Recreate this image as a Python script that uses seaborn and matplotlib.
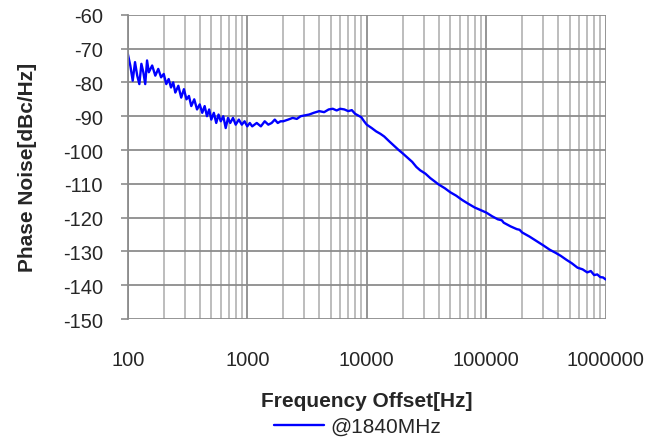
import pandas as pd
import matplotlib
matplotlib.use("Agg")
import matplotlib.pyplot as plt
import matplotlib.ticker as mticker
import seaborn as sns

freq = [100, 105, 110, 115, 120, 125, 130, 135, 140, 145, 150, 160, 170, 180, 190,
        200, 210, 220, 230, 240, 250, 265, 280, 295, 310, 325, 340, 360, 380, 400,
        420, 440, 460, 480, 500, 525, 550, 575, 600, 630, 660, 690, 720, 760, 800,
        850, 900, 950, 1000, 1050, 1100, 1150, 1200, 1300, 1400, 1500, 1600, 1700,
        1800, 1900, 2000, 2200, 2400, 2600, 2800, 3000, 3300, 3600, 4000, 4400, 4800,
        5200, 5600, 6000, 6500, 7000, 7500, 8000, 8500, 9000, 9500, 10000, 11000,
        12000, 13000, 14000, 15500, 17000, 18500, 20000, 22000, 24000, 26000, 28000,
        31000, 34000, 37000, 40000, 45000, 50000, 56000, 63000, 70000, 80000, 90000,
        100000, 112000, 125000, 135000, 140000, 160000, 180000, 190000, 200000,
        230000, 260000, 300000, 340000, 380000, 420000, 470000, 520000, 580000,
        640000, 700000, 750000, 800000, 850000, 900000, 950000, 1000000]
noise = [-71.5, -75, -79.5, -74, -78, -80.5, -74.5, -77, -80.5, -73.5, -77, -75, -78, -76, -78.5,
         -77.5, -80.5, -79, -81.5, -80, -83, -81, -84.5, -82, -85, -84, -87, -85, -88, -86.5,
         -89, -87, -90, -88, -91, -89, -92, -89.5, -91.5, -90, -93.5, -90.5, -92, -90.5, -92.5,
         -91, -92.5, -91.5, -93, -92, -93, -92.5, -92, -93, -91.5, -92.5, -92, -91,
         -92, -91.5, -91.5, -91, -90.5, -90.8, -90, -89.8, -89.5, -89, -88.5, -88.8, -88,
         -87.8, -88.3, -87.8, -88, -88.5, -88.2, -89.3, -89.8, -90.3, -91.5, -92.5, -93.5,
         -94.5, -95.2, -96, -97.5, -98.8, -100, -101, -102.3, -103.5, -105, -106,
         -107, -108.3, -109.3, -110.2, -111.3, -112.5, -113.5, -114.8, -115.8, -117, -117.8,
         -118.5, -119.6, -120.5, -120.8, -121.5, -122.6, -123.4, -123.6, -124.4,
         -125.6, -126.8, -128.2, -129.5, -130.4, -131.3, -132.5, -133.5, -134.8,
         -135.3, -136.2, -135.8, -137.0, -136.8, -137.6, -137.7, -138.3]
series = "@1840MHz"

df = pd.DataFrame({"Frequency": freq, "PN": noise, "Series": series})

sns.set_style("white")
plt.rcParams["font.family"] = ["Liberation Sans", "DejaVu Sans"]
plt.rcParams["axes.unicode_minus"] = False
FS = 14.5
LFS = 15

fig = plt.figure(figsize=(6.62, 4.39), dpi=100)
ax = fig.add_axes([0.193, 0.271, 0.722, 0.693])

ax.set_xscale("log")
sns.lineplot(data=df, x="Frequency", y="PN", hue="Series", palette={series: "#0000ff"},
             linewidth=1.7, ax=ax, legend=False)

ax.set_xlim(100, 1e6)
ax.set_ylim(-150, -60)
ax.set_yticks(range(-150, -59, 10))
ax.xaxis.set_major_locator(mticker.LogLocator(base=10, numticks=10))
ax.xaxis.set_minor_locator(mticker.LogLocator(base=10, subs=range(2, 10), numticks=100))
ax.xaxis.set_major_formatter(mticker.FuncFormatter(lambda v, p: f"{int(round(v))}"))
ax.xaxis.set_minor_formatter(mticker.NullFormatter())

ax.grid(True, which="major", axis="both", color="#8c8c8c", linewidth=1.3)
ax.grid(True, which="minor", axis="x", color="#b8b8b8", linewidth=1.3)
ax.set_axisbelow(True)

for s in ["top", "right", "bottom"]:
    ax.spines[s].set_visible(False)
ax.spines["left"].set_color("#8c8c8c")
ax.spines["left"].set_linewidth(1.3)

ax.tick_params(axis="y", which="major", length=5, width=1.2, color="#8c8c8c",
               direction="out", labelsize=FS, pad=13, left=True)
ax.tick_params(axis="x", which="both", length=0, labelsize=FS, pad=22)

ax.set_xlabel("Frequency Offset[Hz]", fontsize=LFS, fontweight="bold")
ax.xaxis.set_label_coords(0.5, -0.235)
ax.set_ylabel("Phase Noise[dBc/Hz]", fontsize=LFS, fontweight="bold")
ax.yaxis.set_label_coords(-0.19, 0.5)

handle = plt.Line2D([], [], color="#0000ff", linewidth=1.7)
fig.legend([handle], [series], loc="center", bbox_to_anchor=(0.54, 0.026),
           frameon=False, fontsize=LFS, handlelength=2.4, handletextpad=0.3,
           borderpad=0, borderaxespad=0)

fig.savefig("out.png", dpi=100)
###
• _To do_
Among the lines of the data, identify those with the word "matplotlib". Copy each of them.

• _The answer_
Recreate this image as a Python script that uses seaborn and matplotlib.
import matplotlib
matplotlib.use("Agg")
import matplotlib.pyplot as plt
import matplotlib.ticker as mticker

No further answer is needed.